TASK PROMPT:
Among the lines listed below, count those that include the string "with", and state only the count.

[Dataset items]

= = = =

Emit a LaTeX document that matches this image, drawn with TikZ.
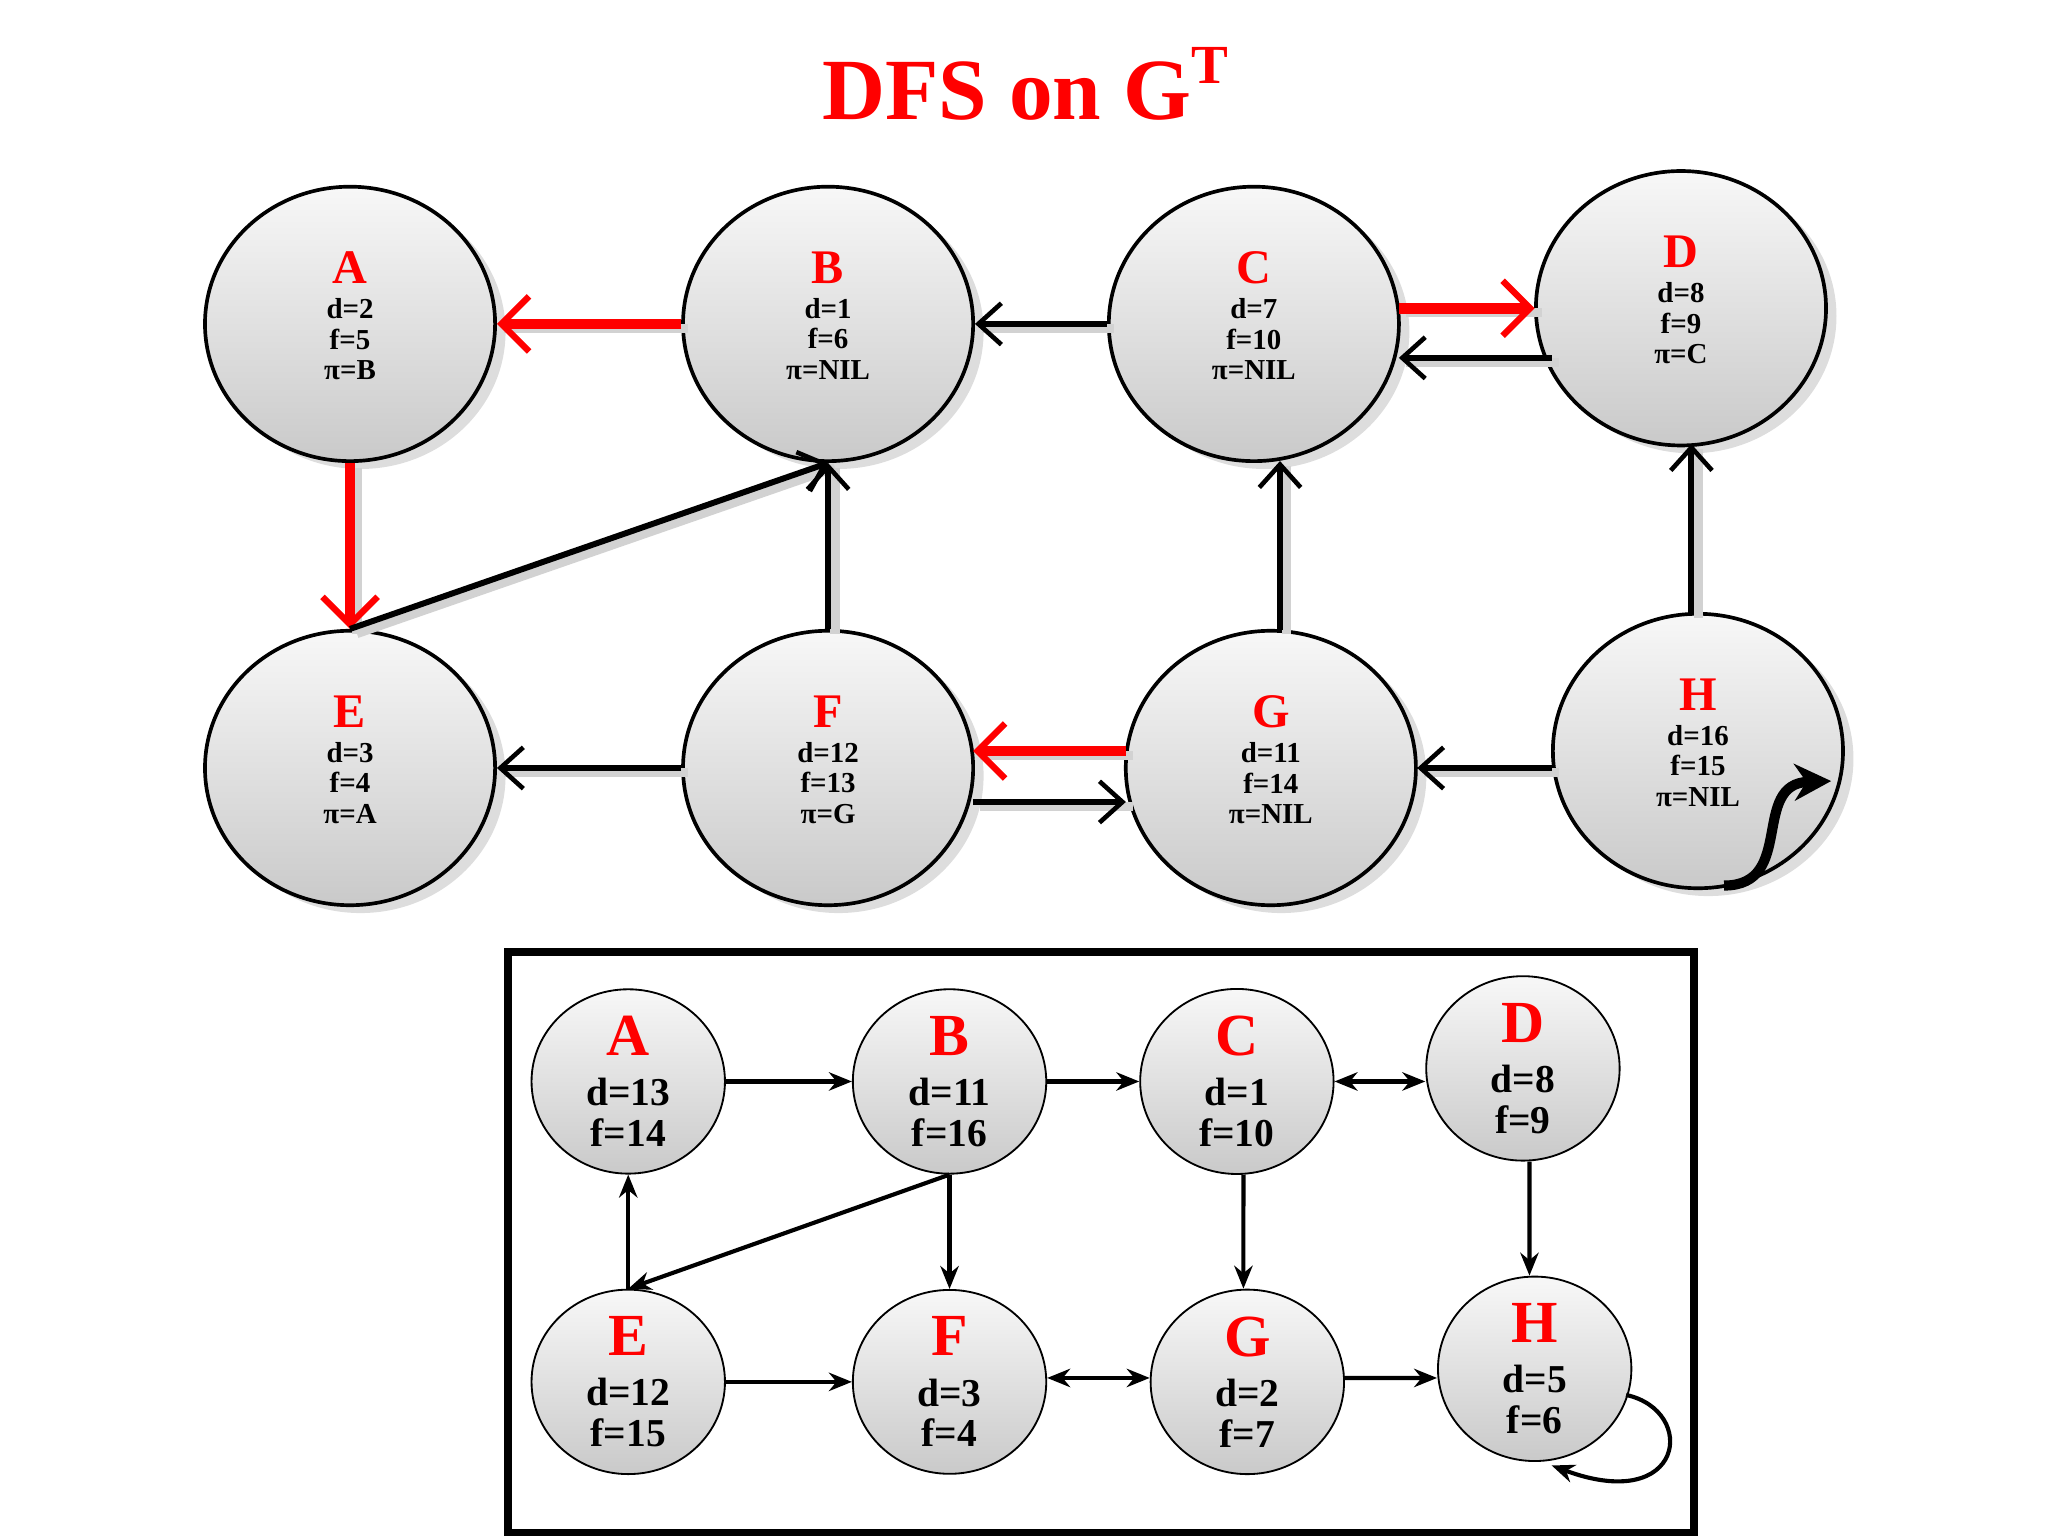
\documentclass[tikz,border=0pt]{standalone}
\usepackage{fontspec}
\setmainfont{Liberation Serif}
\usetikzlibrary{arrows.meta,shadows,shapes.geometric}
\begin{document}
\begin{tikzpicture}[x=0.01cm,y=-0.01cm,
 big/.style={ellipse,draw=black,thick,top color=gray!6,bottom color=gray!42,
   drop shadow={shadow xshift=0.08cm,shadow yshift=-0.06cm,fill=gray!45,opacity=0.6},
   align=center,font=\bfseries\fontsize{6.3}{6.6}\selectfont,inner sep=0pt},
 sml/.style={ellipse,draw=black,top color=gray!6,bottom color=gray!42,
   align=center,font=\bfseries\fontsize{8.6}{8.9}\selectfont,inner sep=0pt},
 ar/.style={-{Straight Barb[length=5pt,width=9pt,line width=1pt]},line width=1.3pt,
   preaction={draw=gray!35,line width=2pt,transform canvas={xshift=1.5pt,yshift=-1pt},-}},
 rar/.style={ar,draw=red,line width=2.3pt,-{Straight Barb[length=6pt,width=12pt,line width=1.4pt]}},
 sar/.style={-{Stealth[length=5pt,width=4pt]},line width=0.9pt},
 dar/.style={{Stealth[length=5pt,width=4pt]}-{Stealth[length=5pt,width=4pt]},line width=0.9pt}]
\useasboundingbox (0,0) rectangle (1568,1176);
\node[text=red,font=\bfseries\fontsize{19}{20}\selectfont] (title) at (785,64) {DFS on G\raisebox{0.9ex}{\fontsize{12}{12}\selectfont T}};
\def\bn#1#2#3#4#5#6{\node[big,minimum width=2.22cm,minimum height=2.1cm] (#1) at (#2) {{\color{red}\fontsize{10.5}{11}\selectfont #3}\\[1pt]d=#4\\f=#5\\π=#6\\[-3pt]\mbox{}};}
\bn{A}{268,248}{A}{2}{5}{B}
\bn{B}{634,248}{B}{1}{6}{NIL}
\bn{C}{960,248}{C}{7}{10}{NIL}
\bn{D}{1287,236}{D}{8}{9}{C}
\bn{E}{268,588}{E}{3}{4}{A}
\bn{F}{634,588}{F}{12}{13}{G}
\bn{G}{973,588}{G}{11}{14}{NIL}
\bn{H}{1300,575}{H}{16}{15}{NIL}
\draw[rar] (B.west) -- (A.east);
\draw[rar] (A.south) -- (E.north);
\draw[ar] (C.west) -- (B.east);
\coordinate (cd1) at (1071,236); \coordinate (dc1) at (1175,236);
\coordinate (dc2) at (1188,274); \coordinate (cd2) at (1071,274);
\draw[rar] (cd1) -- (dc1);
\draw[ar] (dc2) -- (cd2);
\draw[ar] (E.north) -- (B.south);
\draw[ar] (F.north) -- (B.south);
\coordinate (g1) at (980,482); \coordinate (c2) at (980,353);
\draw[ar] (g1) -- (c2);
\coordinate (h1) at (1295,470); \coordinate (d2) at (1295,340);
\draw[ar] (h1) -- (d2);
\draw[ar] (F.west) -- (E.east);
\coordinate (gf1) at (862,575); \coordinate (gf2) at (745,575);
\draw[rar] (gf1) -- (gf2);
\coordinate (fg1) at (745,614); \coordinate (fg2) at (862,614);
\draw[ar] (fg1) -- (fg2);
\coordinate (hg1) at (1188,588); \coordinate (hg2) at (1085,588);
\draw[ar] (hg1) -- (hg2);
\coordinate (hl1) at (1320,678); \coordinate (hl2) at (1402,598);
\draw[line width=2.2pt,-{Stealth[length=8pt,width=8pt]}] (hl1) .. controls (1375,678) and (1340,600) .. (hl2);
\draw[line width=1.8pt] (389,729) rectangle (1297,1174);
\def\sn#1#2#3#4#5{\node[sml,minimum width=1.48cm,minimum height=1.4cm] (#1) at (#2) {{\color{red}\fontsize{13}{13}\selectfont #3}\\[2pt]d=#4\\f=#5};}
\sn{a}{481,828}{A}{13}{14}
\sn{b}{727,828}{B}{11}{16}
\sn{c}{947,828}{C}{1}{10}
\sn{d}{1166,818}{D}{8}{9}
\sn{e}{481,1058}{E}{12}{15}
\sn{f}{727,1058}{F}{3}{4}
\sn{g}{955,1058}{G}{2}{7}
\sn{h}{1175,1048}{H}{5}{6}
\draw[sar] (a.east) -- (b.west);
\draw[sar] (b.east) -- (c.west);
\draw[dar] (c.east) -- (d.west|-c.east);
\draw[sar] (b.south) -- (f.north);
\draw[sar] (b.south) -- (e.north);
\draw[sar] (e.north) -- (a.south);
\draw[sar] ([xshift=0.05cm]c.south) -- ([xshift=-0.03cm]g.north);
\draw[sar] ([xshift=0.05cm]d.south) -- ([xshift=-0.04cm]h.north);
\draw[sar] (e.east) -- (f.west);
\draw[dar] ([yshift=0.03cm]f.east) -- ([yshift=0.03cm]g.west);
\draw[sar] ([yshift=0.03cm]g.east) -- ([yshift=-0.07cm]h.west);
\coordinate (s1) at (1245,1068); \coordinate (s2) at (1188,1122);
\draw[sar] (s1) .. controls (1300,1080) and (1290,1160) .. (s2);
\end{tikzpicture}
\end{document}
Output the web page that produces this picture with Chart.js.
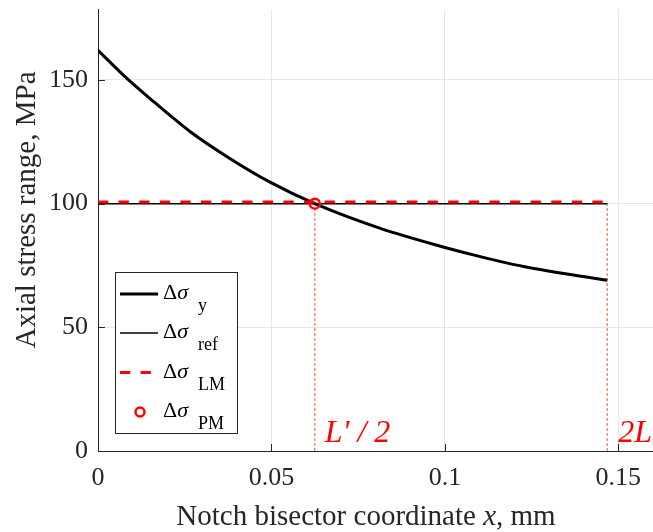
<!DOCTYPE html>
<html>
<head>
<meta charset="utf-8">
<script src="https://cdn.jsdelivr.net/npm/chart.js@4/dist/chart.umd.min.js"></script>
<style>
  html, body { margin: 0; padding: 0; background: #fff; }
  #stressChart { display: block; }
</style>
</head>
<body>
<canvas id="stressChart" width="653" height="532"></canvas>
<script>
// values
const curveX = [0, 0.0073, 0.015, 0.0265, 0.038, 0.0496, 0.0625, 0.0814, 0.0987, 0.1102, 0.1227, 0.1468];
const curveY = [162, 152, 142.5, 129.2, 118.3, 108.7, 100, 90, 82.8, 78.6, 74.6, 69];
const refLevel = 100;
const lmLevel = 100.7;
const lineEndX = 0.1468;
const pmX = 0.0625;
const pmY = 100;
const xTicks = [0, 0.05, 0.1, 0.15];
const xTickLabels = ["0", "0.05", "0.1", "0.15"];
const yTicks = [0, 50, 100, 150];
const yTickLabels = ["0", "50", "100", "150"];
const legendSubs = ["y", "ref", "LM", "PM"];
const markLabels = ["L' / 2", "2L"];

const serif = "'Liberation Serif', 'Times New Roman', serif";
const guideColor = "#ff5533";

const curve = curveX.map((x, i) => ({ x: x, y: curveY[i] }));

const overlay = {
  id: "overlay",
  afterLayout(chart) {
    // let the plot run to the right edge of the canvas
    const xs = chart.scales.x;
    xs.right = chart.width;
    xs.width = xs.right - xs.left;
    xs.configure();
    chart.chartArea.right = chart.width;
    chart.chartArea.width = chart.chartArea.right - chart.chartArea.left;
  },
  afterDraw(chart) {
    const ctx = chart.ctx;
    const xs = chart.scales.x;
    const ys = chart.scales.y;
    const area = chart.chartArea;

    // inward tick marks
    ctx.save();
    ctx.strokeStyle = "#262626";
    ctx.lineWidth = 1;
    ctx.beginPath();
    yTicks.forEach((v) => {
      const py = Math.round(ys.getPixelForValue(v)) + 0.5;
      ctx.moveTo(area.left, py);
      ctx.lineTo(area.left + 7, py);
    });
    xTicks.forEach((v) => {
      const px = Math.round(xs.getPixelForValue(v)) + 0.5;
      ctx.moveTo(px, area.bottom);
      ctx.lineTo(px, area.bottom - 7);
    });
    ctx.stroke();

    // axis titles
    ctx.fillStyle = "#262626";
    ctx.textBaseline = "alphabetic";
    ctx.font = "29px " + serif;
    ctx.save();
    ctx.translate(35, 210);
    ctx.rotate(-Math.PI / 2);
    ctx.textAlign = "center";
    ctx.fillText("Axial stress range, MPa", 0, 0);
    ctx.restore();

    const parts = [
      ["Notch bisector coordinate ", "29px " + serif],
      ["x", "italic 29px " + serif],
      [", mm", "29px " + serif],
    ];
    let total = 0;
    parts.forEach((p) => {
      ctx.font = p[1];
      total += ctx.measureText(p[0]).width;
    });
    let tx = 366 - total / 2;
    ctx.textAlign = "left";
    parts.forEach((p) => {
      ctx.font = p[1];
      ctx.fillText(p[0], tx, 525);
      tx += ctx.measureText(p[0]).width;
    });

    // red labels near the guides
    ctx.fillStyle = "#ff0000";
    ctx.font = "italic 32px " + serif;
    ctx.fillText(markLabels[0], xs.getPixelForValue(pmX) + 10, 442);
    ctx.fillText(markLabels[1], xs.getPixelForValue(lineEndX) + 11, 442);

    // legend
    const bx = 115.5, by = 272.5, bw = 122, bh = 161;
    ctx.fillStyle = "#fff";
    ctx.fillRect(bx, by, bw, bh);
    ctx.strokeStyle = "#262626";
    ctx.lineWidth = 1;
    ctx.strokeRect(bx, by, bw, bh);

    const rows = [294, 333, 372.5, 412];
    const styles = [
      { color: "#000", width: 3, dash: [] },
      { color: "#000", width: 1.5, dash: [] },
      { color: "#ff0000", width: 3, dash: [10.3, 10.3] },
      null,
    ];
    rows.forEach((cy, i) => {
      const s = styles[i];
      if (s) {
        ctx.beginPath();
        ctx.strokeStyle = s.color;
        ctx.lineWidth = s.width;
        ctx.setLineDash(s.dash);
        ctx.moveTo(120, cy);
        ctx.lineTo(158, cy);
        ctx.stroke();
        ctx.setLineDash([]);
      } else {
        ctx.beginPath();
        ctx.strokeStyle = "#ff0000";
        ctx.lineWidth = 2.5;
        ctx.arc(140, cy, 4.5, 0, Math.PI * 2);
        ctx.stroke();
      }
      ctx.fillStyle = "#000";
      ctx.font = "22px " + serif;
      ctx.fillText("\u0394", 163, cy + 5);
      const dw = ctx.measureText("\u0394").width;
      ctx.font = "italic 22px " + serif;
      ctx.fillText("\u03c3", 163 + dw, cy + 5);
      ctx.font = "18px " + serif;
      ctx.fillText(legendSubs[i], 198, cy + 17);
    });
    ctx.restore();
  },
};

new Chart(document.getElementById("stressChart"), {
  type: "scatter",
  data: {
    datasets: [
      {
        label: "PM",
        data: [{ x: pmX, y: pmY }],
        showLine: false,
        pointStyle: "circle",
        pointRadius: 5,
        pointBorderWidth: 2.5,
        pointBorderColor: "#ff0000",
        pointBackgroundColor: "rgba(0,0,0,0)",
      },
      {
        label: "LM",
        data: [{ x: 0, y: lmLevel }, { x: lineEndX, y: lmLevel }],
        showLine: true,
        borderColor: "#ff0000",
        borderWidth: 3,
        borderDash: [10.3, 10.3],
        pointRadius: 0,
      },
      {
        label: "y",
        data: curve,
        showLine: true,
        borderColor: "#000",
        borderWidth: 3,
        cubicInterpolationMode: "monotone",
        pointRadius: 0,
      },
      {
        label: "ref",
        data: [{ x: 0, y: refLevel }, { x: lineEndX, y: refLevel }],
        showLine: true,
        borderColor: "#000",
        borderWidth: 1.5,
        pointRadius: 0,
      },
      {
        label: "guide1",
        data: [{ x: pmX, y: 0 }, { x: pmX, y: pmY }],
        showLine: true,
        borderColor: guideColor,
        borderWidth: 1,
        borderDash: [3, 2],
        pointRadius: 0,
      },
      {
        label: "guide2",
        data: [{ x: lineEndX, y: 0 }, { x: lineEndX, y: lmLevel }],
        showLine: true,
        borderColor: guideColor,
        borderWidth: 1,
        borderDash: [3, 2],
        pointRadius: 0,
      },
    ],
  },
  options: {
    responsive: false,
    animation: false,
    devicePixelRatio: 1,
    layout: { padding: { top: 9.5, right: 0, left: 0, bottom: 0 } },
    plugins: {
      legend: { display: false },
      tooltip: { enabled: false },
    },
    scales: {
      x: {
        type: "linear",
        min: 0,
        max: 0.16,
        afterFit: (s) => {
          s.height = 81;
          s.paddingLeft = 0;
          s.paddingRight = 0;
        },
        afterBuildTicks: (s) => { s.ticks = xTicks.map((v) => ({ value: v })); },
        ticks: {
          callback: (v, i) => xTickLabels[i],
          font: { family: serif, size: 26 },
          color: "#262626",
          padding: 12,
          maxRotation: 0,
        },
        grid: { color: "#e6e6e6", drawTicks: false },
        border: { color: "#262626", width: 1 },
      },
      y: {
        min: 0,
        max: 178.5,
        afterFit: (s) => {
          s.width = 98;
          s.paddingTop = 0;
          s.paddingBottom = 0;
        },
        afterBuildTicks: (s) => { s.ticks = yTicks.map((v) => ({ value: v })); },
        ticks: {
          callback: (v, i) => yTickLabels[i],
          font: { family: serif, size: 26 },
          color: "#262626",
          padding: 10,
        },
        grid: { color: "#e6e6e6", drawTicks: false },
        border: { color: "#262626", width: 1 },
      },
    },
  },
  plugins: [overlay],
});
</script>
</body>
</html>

= = = =

TASK RESPONSE:
2